Give the material once more, word for word, without any images.
═════ Supplied material ═════
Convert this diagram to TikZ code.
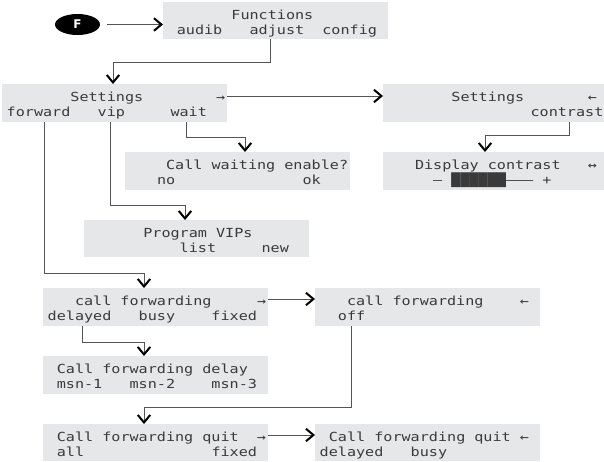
\documentclass[tikz,border=0pt]{standalone}
\usepackage{fontspec}
\usetikzlibrary{arrows.meta,calc,shapes.geometric}
\newfontfamily\lcdfont[FakeStretch=1.21]{DejaVu Sans Mono}
\newfontfamily\ffont{DejaVu Sans}
\definecolor{lcdbg}{HTML}{E6E7E8}
\definecolor{lcdtext}{HTML}{3A3A3A}
\definecolor{conngray}{HTML}{555555}
\newlength\cw \setlength\cw{9.1pt}
\newcommand\cc[2]{\makebox[0pt][l]{\hspace*{#1\cw}#2}}
\newcommand\lcdline[1]{\hbox to 24\cw{#1\hss}}
\tikzset{
  panel/.style={fill=lcdbg, draw=none, rectangle, minimum width=225pt, inner sep=0pt, anchor=north west},
  lcdtxt/.style={anchor=base west, inner sep=0pt, text=lcdtext, font=\lcdfont\fontsize{12.5pt}{12.5pt}\selectfont},
  conn/.style={draw=conngray, line width=0.9pt, -{Straight Barb[color=black, line width=2pt, length=7.5pt, width=12.5pt]}},
  fmark/.style={ellipse, fill=black, minimum width=45pt, minimum height=21pt, inner sep=0pt, text=white, font=\ffont\bfseries\fontsize{12pt}{12pt}\selectfont}
}
\newcommand\lcdbox[6]{%
  \node[panel, minimum height=#4pt] (#1) at (#2,#3) {};
  \node[lcdtxt] (#1-a) at ($(#1.north west)+(4.5,17)$) {\lcdline{#5}};
  \node[lcdtxt] (#1-b) at ($(#1.north west)+(4.5,32)$) {\lcdline{#6}};
}
\begin{document}
\begin{tikzpicture}[x=1pt,y=-1pt]
\useasboundingbox (0,0) rectangle (604,461);
\node[fmark] (F) at (77.5,24.5) {F};
\lcdbox{fun}{163}{2}{37}{\cc{7}{Functions}}{\cc{1}{audib}\cc{9}{adjust}\cc{17}{config}}
\lcdbox{setL}{2}{84}{38}{\cc{7}{Settings}\cc{23}{→}}{\cc{0}{forward}\cc{10}{vip}\cc{18}{wait}}
\lcdbox{setR}{383}{84}{38}{\cc{7}{Settings}\cc{22}{←}}{\cc{15.7}{contrast}}
\lcdbox{cwait}{125}{152}{38}{\cc{4}{Call}\cc{9}{waiting}\cc{17}{enable?}}{\cc{3}{no}\cc{19}{ok}}
\lcdbox{disp}{383}{152}{38}{\cc{3}{Display}\cc{11}{contrast}\cc{22}{↔}}{\cc{5}{–}\cc{7}{██████}\cc{13}{–}\cc{14}{–}\cc{15}{–}\cc{17}{+}}
\lcdbox{vip}{84}{220}{37}{\cc{6}{Program}\cc{14}{VIPs}}{\cc{10}{list}\cc{19}{new}}
\lcdbox{cfL}{43}{288}{38}{\cc{3}{call}\cc{8}{forwarding}\cc{23}{→}}{\cc{0}{delayed}\cc{10}{busy}\cc{18}{fixed}}
\lcdbox{cfR}{315}{288}{38}{\cc{3}{call}\cc{8}{forwarding}\cc{22}{←}}{\cc{2}{off}}
\lcdbox{cfd}{43}{356}{38}{\cc{1}{Call}\cc{6}{forwarding}\cc{17}{delay}}{\cc{1}{msn-1}\cc{9}{msn-2}\cc{18}{msn-3}}
\lcdbox{cqL}{43}{424}{37}{\cc{1}{Call}\cc{6}{forwarding}\cc{17}{quit}\cc{23}{→}}{\cc{1}{all}\cc{18}{fixed}}
\lcdbox{cqR}{315}{424}{37}{\cc{1}{Call}\cc{6}{forwarding}\cc{17}{quit}\cc{22}{←}}{\cc{0}{delayed}\cc{10}{busy}}
% connectors
\draw[conn, shorten <=7pt] (F.east) -- (F.east -| fun.west);
\draw[conn] ($(fun.south west)+(107,0)$) -- ++(0,23) -| ($(setL.north west)+(111,0)$);
\draw[conn] ($(setL.north east)+(0,12)$) -- ($(setR.north west)+(0,12)$);
\draw[conn] ($(setR.south west)+(186,0)$) -- ++(0,13) -| ($(disp.north west)+(102,0)$);
\draw[conn] ($(setL.south west)+(184,0)$) -- ++(0,15) -| ($(cwait.north west)+(120,0)$);
\draw[conn] ($(setL.south west)+(108,0)$) -- ++(0,83) -| ($(vip.north west)+(101,0)$);
\draw[conn] ($(setL.south west)+(42,0)$) -- ++(0,151) -| ($(cfL.north west)+(101,0)$);
\draw[conn] ($(cfL.north east)+(0,11)$) -- ($(cfR.north west)+(0,11)$);
\draw[conn] ($(cfL.south west)+(39,0)$) -- ++(0,16) -| ($(cfd.north west)+(101,0)$);
\draw[conn] ($(cfR.south west)+(36,0)$) -- ++(0,81) -| ($(cqL.north west)+(101,0)$);
\draw[conn] ($(cqL.north east)+(0,11)$) -- ($(cqR.north west)+(0,11)$);
\end{tikzpicture}
\end{document}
═════
▶ [Written response]
Convert this diagram to TikZ code.
\documentclass[tikz,border=0pt]{standalone}
\usepackage{fontspec}
\usetikzlibrary{arrows.meta,calc,shapes.geometric}
\newfontfamily\lcdfont[FakeStretch=1.21]{DejaVu Sans Mono}
\newfontfamily\ffont{DejaVu Sans}
\definecolor{lcdbg}{HTML}{E6E7E8}
\definecolor{lcdtext}{HTML}{3A3A3A}
\definecolor{conngray}{HTML}{555555}
\newlength\cw \setlength\cw{9.1pt}
\newcommand\cc[2]{\makebox[0pt][l]{\hspace*{#1\cw}#2}}
\newcommand\lcdline[1]{\hbox to 24\cw{#1\hss}}
\tikzset{
  panel/.style={fill=lcdbg, draw=none, rectangle, minimum width=225pt, inner sep=0pt, anchor=north west},
  lcdtxt/.style={anchor=base west, inner sep=0pt, text=lcdtext, font=\lcdfont\fontsize{12.5pt}{12.5pt}\selectfont},
  conn/.style={draw=conngray, line width=0.9pt, -{Straight Barb[color=black, line width=2pt, length=7.5pt, width=12.5pt]}},
  fmark/.style={ellipse, fill=black, minimum width=45pt, minimum height=21pt, inner sep=0pt, text=white, font=\ffont\bfseries\fontsize{12pt}{12pt}\selectfont}
}
\newcommand\lcdbox[6]{%
  \node[panel, minimum height=#4pt] (#1) at (#2,#3) {};
  \node[lcdtxt] (#1-a) at ($(#1.north west)+(4.5,17)$) {\lcdline{#5}};
  \node[lcdtxt] (#1-b) at ($(#1.north west)+(4.5,32)$) {\lcdline{#6}};
}
\begin{document}
\begin{tikzpicture}[x=1pt,y=-1pt]
\useasboundingbox (0,0) rectangle (604,461);
\node[fmark] (F) at (77.5,24.5) {F};
\lcdbox{fun}{163}{2}{37}{\cc{7}{Functions}}{\cc{1}{audib}\cc{9}{adjust}\cc{17}{config}}
\lcdbox{setL}{2}{84}{38}{\cc{7}{Settings}\cc{23}{→}}{\cc{0}{forward}\cc{10}{vip}\cc{18}{wait}}
\lcdbox{setR}{383}{84}{38}{\cc{7}{Settings}\cc{22}{←}}{\cc{15.7}{contrast}}
\lcdbox{cwait}{125}{152}{38}{\cc{4}{Call}\cc{9}{waiting}\cc{17}{enable?}}{\cc{3}{no}\cc{19}{ok}}
\lcdbox{disp}{383}{152}{38}{\cc{3}{Display}\cc{11}{contrast}\cc{22}{↔}}{\cc{5}{–}\cc{7}{██████}\cc{13}{–}\cc{14}{–}\cc{15}{–}\cc{17}{+}}
\lcdbox{vip}{84}{220}{37}{\cc{6}{Program}\cc{14}{VIPs}}{\cc{10}{list}\cc{19}{new}}
\lcdbox{cfL}{43}{288}{38}{\cc{3}{call}\cc{8}{forwarding}\cc{23}{→}}{\cc{0}{delayed}\cc{10}{busy}\cc{18}{fixed}}
\lcdbox{cfR}{315}{288}{38}{\cc{3}{call}\cc{8}{forwarding}\cc{22}{←}}{\cc{2}{off}}
\lcdbox{cfd}{43}{356}{38}{\cc{1}{Call}\cc{6}{forwarding}\cc{17}{delay}}{\cc{1}{msn-1}\cc{9}{msn-2}\cc{18}{msn-3}}
\lcdbox{cqL}{43}{424}{37}{\cc{1}{Call}\cc{6}{forwarding}\cc{17}{quit}\cc{23}{→}}{\cc{1}{all}\cc{18}{fixed}}
\lcdbox{cqR}{315}{424}{37}{\cc{1}{Call}\cc{6}{forwarding}\cc{17}{quit}\cc{22}{←}}{\cc{0}{delayed}\cc{10}{busy}}
% connectors
\draw[conn, shorten <=7pt] (F.east) -- (F.east -| fun.west);
\draw[conn] ($(fun.south west)+(107,0)$) -- ++(0,23) -| ($(setL.north west)+(111,0)$);
\draw[conn] ($(setL.north east)+(0,12)$) -- ($(setR.north west)+(0,12)$);
\draw[conn] ($(setR.south west)+(186,0)$) -- ++(0,13) -| ($(disp.north west)+(102,0)$);
\draw[conn] ($(setL.south west)+(184,0)$) -- ++(0,15) -| ($(cwait.north west)+(120,0)$);
\draw[conn] ($(setL.south west)+(108,0)$) -- ++(0,83) -| ($(vip.north west)+(101,0)$);
\draw[conn] ($(setL.south west)+(42,0)$) -- ++(0,151) -| ($(cfL.north west)+(101,0)$);
\draw[conn] ($(cfL.north east)+(0,11)$) -- ($(cfR.north west)+(0,11)$);
\draw[conn] ($(cfL.south west)+(39,0)$) -- ++(0,16) -| ($(cfd.north west)+(101,0)$);
\draw[conn] ($(cfR.south west)+(36,0)$) -- ++(0,81) -| ($(cqL.north west)+(101,0)$);
\draw[conn] ($(cqL.north east)+(0,11)$) -- ($(cqR.north west)+(0,11)$);
\end{tikzpicture}
\end{document}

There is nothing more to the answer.